The exercise:
Reproduce only the lines from the one containing "Recreate this image" through the one containing "import seaborn as sns", exactly as written and with both ends included.

● ● ● ●

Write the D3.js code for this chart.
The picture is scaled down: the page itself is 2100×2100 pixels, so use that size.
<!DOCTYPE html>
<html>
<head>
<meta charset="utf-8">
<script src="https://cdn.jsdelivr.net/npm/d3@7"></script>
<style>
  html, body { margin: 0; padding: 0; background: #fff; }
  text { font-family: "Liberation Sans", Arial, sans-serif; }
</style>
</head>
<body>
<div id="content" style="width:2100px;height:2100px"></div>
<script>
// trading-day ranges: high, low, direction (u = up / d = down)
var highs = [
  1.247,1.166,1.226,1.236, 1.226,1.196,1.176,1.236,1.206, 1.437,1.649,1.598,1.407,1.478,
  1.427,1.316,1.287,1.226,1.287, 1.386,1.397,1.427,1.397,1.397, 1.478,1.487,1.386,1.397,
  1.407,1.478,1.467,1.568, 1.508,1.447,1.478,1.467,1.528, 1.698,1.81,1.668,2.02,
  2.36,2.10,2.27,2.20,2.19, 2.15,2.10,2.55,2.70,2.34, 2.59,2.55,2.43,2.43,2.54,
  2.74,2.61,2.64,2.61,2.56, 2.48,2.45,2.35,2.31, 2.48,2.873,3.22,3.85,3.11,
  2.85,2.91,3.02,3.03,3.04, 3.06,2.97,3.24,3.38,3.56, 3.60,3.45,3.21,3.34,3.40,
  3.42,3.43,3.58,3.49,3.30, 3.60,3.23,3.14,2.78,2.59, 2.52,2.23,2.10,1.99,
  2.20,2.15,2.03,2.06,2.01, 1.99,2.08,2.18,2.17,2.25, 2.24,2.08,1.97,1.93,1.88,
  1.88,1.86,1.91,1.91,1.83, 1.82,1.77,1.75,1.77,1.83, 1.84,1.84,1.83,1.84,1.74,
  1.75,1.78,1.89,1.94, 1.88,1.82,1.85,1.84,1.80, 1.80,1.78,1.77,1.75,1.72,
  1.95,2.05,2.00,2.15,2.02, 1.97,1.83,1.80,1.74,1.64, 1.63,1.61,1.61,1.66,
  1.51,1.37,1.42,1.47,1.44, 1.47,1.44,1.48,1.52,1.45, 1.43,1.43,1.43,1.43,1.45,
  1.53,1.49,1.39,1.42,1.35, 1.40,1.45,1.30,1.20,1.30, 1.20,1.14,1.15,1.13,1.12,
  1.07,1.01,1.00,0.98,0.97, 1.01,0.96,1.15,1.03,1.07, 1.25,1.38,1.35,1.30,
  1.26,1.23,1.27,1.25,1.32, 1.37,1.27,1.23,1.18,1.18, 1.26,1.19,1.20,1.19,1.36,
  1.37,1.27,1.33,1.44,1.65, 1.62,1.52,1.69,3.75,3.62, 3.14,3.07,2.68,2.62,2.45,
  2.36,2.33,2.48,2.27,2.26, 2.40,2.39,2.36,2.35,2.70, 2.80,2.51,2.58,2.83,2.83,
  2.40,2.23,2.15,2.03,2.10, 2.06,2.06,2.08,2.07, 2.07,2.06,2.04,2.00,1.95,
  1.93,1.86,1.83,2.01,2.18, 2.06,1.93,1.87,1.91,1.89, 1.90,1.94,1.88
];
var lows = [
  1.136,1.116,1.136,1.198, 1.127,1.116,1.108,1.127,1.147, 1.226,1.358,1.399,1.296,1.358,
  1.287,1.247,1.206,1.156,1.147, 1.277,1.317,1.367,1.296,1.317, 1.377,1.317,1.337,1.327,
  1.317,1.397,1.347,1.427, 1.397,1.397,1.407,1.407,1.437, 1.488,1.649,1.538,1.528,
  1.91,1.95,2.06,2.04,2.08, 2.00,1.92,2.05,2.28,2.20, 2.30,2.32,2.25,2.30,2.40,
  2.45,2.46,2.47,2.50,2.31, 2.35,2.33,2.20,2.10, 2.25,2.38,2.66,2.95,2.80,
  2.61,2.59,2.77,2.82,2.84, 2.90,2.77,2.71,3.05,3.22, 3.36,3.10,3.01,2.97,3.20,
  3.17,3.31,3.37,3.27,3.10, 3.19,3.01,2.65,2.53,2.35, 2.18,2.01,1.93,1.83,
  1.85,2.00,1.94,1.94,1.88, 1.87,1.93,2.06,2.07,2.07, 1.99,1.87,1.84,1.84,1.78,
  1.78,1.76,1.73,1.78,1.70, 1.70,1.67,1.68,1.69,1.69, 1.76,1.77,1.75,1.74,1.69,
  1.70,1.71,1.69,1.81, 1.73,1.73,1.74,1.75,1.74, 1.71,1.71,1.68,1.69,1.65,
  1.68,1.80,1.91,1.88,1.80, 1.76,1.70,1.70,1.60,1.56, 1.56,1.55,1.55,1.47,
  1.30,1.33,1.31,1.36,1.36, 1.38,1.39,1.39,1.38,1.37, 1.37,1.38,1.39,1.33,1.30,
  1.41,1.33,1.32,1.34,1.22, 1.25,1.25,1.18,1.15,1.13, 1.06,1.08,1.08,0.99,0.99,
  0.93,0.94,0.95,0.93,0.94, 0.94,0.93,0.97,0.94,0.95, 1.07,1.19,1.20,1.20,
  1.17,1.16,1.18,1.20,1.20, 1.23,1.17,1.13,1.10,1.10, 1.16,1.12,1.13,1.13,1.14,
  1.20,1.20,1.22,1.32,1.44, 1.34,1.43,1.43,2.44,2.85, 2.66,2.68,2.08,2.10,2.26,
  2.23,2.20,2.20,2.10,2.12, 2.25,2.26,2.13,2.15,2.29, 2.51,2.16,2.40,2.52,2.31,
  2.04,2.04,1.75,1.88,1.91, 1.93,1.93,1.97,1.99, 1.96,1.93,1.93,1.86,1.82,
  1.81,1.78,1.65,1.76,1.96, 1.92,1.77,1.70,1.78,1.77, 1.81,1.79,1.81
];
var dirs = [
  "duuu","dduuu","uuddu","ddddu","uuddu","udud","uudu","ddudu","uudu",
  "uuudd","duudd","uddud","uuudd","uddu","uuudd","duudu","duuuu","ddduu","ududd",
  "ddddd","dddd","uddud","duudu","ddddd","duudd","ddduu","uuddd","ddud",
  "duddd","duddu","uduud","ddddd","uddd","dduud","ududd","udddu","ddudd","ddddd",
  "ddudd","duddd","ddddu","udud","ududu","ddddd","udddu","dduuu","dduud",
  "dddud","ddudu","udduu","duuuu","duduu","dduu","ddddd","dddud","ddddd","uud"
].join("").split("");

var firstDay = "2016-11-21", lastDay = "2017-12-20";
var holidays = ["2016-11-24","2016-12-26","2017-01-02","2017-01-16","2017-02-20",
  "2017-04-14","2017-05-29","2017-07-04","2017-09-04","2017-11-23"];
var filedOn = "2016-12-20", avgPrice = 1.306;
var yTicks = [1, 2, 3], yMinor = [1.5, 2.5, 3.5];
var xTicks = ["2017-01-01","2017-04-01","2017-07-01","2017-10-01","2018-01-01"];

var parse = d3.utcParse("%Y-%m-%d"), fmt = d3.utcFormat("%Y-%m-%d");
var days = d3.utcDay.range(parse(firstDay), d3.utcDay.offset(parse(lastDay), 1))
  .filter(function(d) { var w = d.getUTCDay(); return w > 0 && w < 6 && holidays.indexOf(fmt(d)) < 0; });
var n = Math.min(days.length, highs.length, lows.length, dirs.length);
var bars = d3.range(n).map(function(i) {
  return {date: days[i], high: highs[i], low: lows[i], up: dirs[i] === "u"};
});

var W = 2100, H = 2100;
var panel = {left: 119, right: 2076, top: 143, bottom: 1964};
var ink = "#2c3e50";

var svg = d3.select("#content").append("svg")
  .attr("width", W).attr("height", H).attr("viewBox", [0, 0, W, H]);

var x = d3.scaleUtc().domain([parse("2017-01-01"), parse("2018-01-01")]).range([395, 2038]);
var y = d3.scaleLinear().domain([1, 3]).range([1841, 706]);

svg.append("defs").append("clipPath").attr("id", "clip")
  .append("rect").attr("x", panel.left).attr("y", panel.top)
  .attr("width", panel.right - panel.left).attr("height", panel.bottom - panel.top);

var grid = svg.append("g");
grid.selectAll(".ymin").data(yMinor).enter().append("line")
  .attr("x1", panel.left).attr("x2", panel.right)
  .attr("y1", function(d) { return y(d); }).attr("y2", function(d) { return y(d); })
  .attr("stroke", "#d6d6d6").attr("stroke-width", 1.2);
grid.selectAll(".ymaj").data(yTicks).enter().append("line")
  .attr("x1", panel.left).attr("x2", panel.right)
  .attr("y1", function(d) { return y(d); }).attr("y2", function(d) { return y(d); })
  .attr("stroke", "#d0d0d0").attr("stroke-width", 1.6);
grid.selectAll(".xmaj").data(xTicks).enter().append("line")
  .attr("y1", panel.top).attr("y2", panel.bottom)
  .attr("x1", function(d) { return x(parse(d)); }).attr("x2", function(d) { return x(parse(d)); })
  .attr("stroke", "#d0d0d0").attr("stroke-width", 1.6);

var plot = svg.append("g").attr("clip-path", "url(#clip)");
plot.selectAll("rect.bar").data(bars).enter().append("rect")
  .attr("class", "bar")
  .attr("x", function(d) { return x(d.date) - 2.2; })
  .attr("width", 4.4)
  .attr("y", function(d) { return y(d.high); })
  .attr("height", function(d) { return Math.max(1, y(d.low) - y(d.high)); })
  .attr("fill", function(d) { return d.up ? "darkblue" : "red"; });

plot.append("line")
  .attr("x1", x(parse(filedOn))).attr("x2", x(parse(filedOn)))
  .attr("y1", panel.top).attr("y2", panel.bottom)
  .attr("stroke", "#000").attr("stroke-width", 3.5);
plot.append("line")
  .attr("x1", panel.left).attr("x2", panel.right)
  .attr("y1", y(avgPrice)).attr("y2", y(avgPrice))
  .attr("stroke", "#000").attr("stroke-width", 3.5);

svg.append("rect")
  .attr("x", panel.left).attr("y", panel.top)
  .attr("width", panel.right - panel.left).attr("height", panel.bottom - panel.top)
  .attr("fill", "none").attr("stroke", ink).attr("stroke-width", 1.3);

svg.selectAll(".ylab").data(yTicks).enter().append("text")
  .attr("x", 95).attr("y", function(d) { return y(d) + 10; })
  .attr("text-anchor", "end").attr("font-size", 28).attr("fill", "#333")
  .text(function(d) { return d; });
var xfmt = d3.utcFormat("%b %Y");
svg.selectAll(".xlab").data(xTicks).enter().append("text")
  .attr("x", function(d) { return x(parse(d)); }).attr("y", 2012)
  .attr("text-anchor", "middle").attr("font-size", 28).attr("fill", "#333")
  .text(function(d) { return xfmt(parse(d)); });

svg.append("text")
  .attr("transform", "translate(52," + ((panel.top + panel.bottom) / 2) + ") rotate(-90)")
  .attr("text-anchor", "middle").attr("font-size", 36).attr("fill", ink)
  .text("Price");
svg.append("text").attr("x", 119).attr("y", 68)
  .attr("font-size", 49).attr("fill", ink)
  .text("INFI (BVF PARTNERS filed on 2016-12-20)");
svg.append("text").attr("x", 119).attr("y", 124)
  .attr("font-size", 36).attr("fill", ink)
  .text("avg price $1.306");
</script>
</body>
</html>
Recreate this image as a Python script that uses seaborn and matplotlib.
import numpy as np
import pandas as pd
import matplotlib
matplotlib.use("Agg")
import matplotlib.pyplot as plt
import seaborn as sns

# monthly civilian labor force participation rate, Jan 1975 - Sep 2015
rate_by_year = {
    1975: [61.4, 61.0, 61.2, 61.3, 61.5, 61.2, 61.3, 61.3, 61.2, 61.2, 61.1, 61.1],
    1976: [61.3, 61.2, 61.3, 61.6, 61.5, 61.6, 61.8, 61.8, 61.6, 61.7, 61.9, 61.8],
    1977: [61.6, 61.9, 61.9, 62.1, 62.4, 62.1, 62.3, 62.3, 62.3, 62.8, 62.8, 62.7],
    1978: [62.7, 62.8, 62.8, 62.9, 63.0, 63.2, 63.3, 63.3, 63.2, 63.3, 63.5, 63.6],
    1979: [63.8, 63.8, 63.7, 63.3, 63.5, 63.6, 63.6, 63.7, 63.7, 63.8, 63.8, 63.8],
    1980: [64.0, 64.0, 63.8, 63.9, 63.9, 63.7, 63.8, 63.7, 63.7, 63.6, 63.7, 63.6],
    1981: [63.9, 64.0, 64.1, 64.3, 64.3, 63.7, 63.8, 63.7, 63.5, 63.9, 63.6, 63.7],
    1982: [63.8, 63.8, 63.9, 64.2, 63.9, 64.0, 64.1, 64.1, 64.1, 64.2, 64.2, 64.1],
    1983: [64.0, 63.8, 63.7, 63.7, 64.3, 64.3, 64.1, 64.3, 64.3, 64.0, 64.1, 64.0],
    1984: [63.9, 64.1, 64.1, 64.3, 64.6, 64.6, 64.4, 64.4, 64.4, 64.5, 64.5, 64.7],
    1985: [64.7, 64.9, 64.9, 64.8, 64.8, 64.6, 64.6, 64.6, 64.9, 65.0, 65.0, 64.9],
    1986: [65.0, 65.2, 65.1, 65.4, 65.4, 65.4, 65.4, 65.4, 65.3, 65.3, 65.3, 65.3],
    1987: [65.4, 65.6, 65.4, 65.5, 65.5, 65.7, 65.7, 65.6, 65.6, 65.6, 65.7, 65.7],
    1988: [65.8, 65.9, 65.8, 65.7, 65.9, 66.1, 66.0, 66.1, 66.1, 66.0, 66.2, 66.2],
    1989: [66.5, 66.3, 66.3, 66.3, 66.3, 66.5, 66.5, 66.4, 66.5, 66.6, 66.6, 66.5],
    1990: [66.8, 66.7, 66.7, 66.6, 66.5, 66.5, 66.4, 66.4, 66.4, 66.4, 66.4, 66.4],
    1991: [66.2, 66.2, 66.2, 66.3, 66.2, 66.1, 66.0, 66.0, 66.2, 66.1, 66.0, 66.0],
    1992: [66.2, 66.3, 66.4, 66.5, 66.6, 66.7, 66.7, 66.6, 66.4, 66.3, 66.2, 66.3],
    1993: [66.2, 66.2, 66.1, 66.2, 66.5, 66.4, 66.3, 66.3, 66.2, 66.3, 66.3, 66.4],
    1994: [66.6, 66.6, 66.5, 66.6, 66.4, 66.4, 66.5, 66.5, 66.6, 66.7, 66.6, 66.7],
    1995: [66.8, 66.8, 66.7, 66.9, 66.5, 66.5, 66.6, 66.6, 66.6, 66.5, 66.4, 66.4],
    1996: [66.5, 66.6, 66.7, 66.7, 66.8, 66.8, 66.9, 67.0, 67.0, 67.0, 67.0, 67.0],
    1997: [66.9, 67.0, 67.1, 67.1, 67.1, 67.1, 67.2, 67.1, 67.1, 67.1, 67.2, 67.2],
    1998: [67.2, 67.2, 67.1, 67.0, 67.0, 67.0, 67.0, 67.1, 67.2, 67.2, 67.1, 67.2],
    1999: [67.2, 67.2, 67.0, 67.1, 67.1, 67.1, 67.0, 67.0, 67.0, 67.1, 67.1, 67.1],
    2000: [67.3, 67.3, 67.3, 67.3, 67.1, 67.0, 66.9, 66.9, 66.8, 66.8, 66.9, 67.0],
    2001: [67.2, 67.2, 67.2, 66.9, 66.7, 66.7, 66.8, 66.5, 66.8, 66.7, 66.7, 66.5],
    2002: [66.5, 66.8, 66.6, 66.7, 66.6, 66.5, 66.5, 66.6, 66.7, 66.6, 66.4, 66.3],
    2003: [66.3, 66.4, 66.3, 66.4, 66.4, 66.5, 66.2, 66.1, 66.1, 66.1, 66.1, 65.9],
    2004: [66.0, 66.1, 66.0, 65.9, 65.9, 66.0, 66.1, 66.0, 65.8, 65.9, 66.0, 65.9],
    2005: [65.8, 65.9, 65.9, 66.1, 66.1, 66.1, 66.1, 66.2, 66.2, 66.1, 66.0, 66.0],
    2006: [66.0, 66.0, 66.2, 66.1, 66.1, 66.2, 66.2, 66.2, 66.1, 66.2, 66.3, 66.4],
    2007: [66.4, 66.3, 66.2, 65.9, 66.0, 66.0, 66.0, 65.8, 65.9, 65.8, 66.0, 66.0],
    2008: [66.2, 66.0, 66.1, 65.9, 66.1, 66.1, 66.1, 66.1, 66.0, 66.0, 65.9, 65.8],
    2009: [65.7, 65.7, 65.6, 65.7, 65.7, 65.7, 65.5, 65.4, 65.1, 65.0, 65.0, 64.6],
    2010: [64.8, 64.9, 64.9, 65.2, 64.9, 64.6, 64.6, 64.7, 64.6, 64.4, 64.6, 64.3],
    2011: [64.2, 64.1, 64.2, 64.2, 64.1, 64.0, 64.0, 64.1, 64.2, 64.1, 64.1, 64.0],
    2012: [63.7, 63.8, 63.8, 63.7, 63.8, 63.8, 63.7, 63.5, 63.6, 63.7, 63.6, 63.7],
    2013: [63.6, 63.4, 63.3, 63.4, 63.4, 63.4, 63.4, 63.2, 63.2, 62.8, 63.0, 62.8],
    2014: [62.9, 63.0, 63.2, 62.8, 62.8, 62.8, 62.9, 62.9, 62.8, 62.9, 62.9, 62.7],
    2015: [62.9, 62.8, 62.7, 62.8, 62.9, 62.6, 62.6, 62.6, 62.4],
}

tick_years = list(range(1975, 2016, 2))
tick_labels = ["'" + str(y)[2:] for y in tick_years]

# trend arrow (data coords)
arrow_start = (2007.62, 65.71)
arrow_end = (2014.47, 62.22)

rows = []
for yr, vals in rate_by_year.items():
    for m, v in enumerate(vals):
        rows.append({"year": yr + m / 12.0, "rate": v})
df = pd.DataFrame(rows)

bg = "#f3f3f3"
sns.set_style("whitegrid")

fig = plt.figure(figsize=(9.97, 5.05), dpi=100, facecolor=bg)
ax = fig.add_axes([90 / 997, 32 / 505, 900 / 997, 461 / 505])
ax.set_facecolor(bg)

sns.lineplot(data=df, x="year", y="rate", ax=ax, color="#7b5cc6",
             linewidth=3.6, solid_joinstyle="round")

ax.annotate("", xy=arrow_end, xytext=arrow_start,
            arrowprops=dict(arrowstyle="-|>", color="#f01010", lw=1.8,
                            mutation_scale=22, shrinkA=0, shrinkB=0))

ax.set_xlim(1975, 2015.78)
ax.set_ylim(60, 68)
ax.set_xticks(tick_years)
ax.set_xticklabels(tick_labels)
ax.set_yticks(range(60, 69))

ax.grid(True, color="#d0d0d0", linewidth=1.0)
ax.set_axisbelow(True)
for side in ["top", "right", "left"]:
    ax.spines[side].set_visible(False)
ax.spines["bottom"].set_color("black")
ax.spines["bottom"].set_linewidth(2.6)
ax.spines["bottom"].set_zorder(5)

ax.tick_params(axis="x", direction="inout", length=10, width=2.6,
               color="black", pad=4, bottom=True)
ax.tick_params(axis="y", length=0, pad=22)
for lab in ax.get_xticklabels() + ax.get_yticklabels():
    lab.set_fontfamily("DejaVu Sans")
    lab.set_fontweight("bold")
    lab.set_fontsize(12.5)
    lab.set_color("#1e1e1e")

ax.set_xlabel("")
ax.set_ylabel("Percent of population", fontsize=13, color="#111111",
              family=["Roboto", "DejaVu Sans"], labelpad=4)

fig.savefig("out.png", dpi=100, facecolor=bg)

● ● ● ●

Final result:
Recreate this image as a Python script that uses seaborn and matplotlib.
import numpy as np
import pandas as pd
import matplotlib
matplotlib.use("Agg")
import matplotlib.pyplot as plt
import seaborn as sns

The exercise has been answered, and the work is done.